April 13, 2017
This week, the Distance Education Accrediting Commission (DEAC) published a letter ordering William Loveland College in Colorado to “show cause why its accreditation should not be withdrawn.” The school, which converted from for-profit to nonprofit status in 2015, made a series of substantive changes over the last few years--moving its location, changing its name, opening an MBA offering, closing another program--even while it saw low enrollment. DEAC--which is currently up for re-recognition to remain an accreditor--noted in the letter that, given the noncompliance with its standards, the institution needs to provide more information about the school’s financial stability, plus submit a teach-out plan to help students complete their courses in the event that the school closes.
But while the public might have known the school was placed on a show cause status and when, it’s only because of a new policy that we now know what that means and why it happened. Starting this week, accrediting agencies are reporting to the Education Department and the public, using common definitions, the actions they’ve taken with respect to the institutions they review and approve (such as placing them on probation or withdrawing accreditation from a college). And better yet, they’re posting the decision letters for those actions online, for the world to see.
This is no small feat. Accrediting agencies, with few exceptions, are notoriously opaque about the steps they take to oversee and penalize institutions. To make matters worse, a probation status from one accrediting agency might mean a college is just shy of losing accreditation altogether, but might be a much less egregious action from another accreditor. And even where they publish the already-required basic updates of accreditation statuses for every school, the agencies usually leave out any of the details that might be useful to policymakers, state authorizers, licensure bodies, other accrediting agencies, students, or families, all of whom have a stake in knowing what risks exist at an institution.

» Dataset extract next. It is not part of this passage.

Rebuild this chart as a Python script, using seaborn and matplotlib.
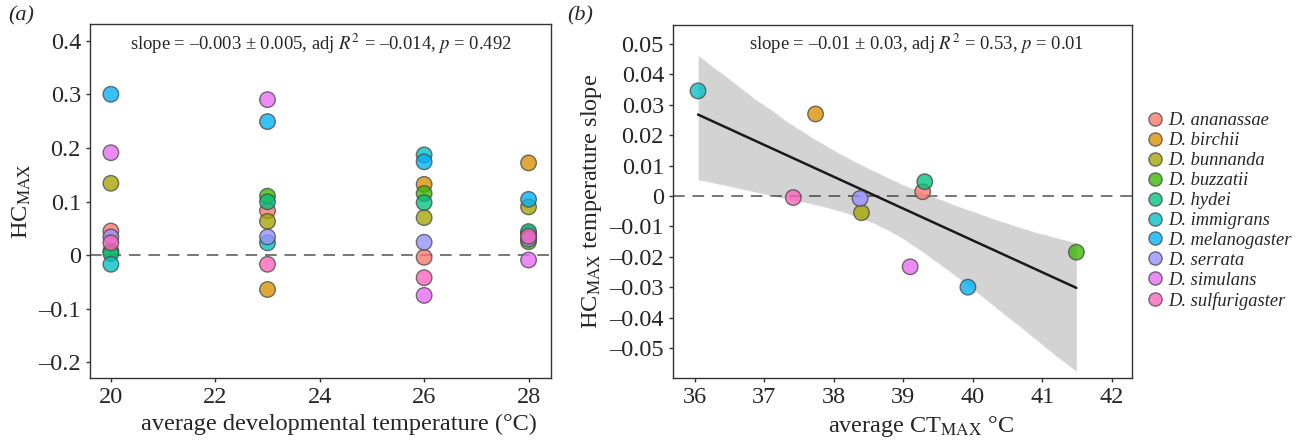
import numpy as np
import pandas as pd
import matplotlib
matplotlib.use("Agg")
import matplotlib.pyplot as plt
from matplotlib.ticker import FuncFormatter
import seaborn as sns

species = ["D. ananassae", "D. birchii", "D. bunnanda", "D. buzzatii", "D. hydei",
           "D. immigrans", "D. melanogaster", "D. serrata", "D. simulans", "D. sulfurigaster"]
colors = ["#F8766D", "#D89000", "#A3A500", "#39B600", "#00BF7D",
          "#00BFC4", "#00B0F6", "#9590FF", "#E76BF3", "#FF62BC"]

# panel (a): HCmax at each developmental temperature
dev_temps = [20, 23, 26, 28]
hc_ananassae = [0.045, 0.083, -0.004, 0.040]
hc_birchii = [np.nan, -0.064, 0.132, 0.172]
hc_bunnanda = [0.134, 0.063, 0.070, 0.090]
hc_buzzatii = [0.008, 0.110, 0.115, 0.025]
hc_hydei = [0.003, 0.0995, 0.098, 0.044]
hc_immigrans = [-0.017, 0.023, 0.187, np.nan]
hc_melanogaster = [0.300, 0.249, 0.174, 0.104]
hc_serrata = [0.034, 0.034, 0.024, 0.030]
hc_simulans = [0.191, 0.290, -0.075, -0.009]
hc_sulfurigaster = [0.023, -0.017, -0.042, 0.035]

# panel (b): HCmax temperature slope vs average CTmax
ctmax = [39.28, 37.74, 38.40, 41.49, 39.31, 36.05, 39.93, 38.38, 39.10, 37.42]
hc_slope = [0.0014, 0.0270, -0.0055, -0.0185, 0.0047, 0.0346, -0.0300, -0.0008, -0.0233, -0.0005]

hc_table = [hc_ananassae, hc_birchii, hc_bunnanda, hc_buzzatii, hc_hydei,
            hc_immigrans, hc_melanogaster, hc_serrata, hc_simulans, hc_sulfurigaster]
rows = []
for sp, vals in zip(species, hc_table):
    for t, v in zip(dev_temps, vals):
        rows.append({"species": sp, "temp": t, "hc": v})
df_a = pd.DataFrame(rows).dropna()
df_b = pd.DataFrame({"species": species, "ctmax": ctmax, "slope": hc_slope})
pal = dict(zip(species, colors))

sns.set_theme(style="ticks")
plt.rcParams["font.family"] = ["Liberation Serif", "DejaVu Serif"]
plt.rcParams["mathtext.fontset"] = "stix"
plt.rcParams["axes.edgecolor"] = "#333333"
plt.rcParams["axes.linewidth"] = 1.0
plt.rcParams["xtick.major.size"] = 3
plt.rcParams["ytick.major.size"] = 3

def fmt(v, pos):
    if abs(v) < 1e-9:
        return "0"
    return f"{v:g}".replace("-", "\u2013")

fig = plt.figure(figsize=(13.06, 4.46), dpi=100)
ax1 = fig.add_axes([0.0689, 0.1525, 0.353, 0.7937])
ax2 = fig.add_axes([0.5153, 0.1525, 0.3515, 0.7915])

mk = dict(s=125, edgecolor="#4a4a4a", linewidth=1.0, alpha=0.78, zorder=3)

# (a)
ax1.axhline(0, color="#777777", lw=1.4, ls=(0, (6, 4)), zorder=1)
sns.scatterplot(data=df_a, x="temp", y="hc", hue="species", palette=pal,
                hue_order=species, ax=ax1, legend=False, **mk)
ax1.set_xlim(19.6, 28.43)
ax1.set_ylim(-0.229, 0.431)
ax1.set_xticks([20, 22, 24, 26, 28])
ax1.set_yticks([-0.2, -0.1, 0, 0.1, 0.2, 0.3, 0.4])
ax1.yaxis.set_major_formatter(FuncFormatter(fmt))
ax1.set_xlabel("average developmental temperature (°C)", fontsize=17.5, x=0.54)
ax1.set_ylabel(r"HC$_{\mathrm{MAX}}$", fontsize=17.5)
ax1.text(0.5, 0.943, "slope = \u20130.003 \u00b1 0.005, adj $R^2$ = \u20130.014, $p$ = 0.492",
         transform=ax1.transAxes, ha="center", va="center", fontsize=13.4)

# (b)
ax2.axhline(0, color="#777777", lw=1.4, ls=(0, (6, 4)), zorder=1)
sns.regplot(data=df_b, x="ctmax", y="slope", scatter=False, ci=95, n_boot=4000, seed=1,
            color="#1a1a1a", line_kws={"lw": 1.8, "zorder": 2}, ax=ax2)
for c in ax2.collections:
    c.set_alpha(0.19)
sns.scatterplot(data=df_b, x="ctmax", y="slope", hue="species", palette=pal,
                hue_order=species, ax=ax2, **mk)
ax2.set_xlim(35.69, 42.29)
ax2.set_ylim(-0.0599, 0.0563)
ax2.set_xticks([36, 37, 38, 39, 40, 41, 42])
ax2.set_yticks([-0.05, -0.04, -0.03, -0.02, -0.01, 0, 0.01, 0.02, 0.03, 0.04, 0.05])
ax2.yaxis.set_major_formatter(FuncFormatter(fmt))
ax2.set_xlabel(r"average CT$_{\mathrm{MAX}}$ °C", fontsize=17.5, x=0.54)
ax2.set_ylabel(r"HC$_{\mathrm{MAX}}$ temperature slope", fontsize=17.5)
ax2.text(0.53, 0.947, "slope = \u20130.01 \u00b1 0.03, adj $R^2$ = 0.53, $p$ = 0.01",
         transform=ax2.transAxes, ha="center", va="center", fontsize=13.4)

for ax in (ax1, ax2):
    ax.tick_params(labelsize=17.5, color="#333333", width=1.0)

handles, labels = ax2.get_legend_handles_labels()
leg = ax2.legend(handles, labels, loc="upper left", bbox_to_anchor=(0.99, 0.80),
                 frameon=False, prop={"style": "italic", "size": 13.3},
                 labelspacing=0.16, handletextpad=0.1, handlelength=1.2, markerscale=0.85)

fig.text(0.006, 0.955, "(a)", fontsize=16, style="italic")
fig.text(0.434, 0.955, "(b)", fontsize=16, style="italic")

fig.savefig("out.png", dpi=100)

That’s why the Department of Education issued guidance to accrediting agencies last year, establishing the ground rules for the terminology used to report severe actions like probation and loss of accreditation to the Department and requiring the agencies to include the decision letters they already write and send to schools along with the update. Those data--now available for the first time--mean more consistency, greater transparency, and a clearer focus by policymakers and the public on the work accreditors do to hold institutions accountable.
This week, the Department published a new (long-overdue) accreditation file that includes this detail for the first time. Users can download the file or access the main website, look up a school, and--voila--find the now-accurate reporting of accreditation statuses, along with a link to the agency’s decision letter. The DEAC letter to William Loveland College, for instance, can be found here.
Another agency, the Higher Learning Commission, posted a decision letter placing the Saint Paul School of Theology on probation. The letter details a number of issues, including that the school’s declining enrollments place it in financial jeopardy; that its tuition discount plans for students--planned to increase from 42.5 percent to 75 percent within just two years--are unsustainable; and that the school’s leadership isn’t doing enough to address these and other issues.
Meanwhile, the Joint Review Committee on Education in Radiologic Technology (JRCERT) sent a letter to Fortis College--Baton Rouge placing it on probation for a low pass rate on the credentialing exam. The accreditor requires that three-quarters of graduates pass the exam on the first try (using a five-year average of graduates’ pass rates). But at Fortis, whose parent company was wrapped up in a $13 million settlement with the federal government in 2015 for multiple False Claims Act violations, just two-thirds passed on the first attempt. Fortis has until next January to document progress, at which point JRCERT will determine how to proceed.
These examples suggest accrediting agencies are doing at least some of the work that the public expects of them: tracking institutions at risk of closure, identifying concerning finances and trends in enrollment drop-offs, and holding institutions accountable for poor outcomes for their students. But many others have fallen through the cracks in recent years--Corinthian, ITT Tech, and even UNC. This kind of transparency will help other actors in the higher education system evaluate and pursue their own oversight of institutions. It provides policymakers with critical insights into both accrediting agencies and institutions. And it’s one more way to help students make smart decisions about the colleges where they enroll--before they spend their time and money.